I was about to leave when Mang King asked me, “Ilang taon ka na, Bong?”
“32 po” was my immediate reply but soon realized that I had turned 32 two years back.
“Ah, kasing-edad mo lang pala yung pangatlo kong anak,” Mang King said as he began to nibble on his pandesal. He looked at his wife and gave her the other pandesal from a small paper bag which he later crumpled and dropped to his right foot.
Before Aling Rea took a bite on her pandesal, she asked, “Wala ka pang asawa, Bong?”
“Wala pa po.” I answered back, shaking my head.
Aling Rea hastily replied, “Katulad din ng mga anak namin. Matatanda na, ayaw pa magsipag-asawa…”
I mustered an even bigger smile as I headed back to our third-floor apartment. Thoughts came rushing in: perhaps their children fear the responsibility of having families of their own; perhaps their children fear that they won’t be able to provide and make ends meet for their own families, perhaps they fear that they’d end up to where Mang King and Aling Rea are now; and perhaps, all’s well with them, too.
Then my focus drifted to the news feature “Earth Hour: Black Saturday comes one week early”. If only I could have a date before the clock strikes 8:30 tonight for the earth hour, that would be magnificent… And it would be fabulously phenomenal to spend the earth hour with the girl of my dreams. Wishful thinking indeed!
Shrouded by the darkness of my neighborhood, the earth hour passed… into the rest of the night… and the next day…

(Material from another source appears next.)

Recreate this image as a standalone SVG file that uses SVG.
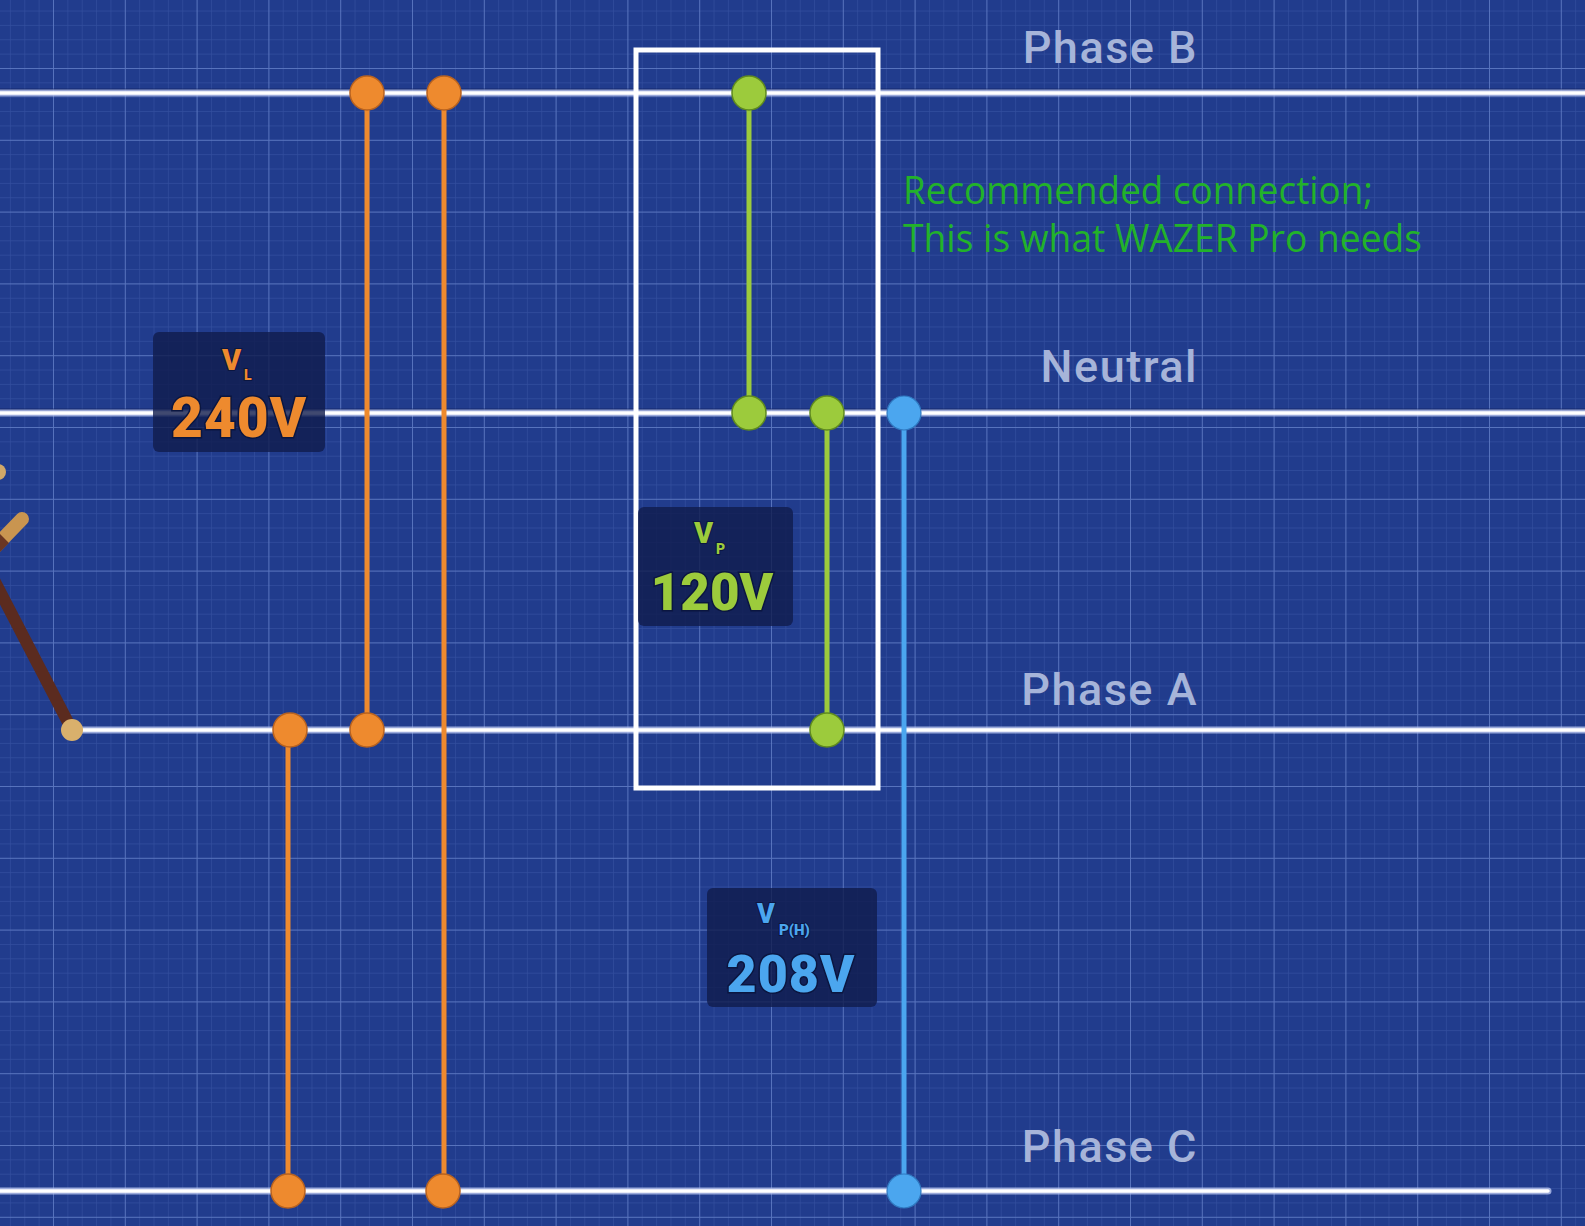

After attending Sunday mass, I was not able to see Mang King and Aling Rea at the streetcorner where they usually are until 9:00 o’clock in the morning. I thought they may have sold their newspapers fast and that’s a very good thing for them.
Last night, on my way home from my friend’s birthday party, there were several people talking along the street, a nearby house was lighted with an upright tent/canopy fronting it. But I did not mind it.
Early today, I did not see Mang King and Aling Rea selling newspapers. And I wondered. It was Pepe, the buco vendor, who broke the news to me: Mang King already passed away.
I decided to drop by Mang King’s place before going to the office. As I was coming, Aling Rea came to meet me and I hurriedly expressed my condolences and handed to her what I could share. Unable to say a word, she was hiding her sorrow and was obviously tired and weary.
Atop a pedestal overlooking the street where Mang King sold his newspapers daily, Mang King’s coffin was surrounded by wreaths and flower arrangements given by politicians running for office in the upcoming elections. I wondered if they really knew Mang King, who I also did not recognize at first, as he was now clean shaven and clad in barong. I said a little prayer for Mang King, and also for his loved ones.
Then, one of Mang King’s sons approached me, saying “Wala na po yung kaibigan ninyo…” I simply bowed my head in silence and relayed my condolences to him, then to Aling Rea and to the lady gently rocking her baby to sleep among the chairs reserved for guests.
Mang King has gone when the lights were off. There will be no more earth hours for Mang King. The moments and minutes I had with Mang King easily add up to more than an earth hour. And that to me is what really matters for now.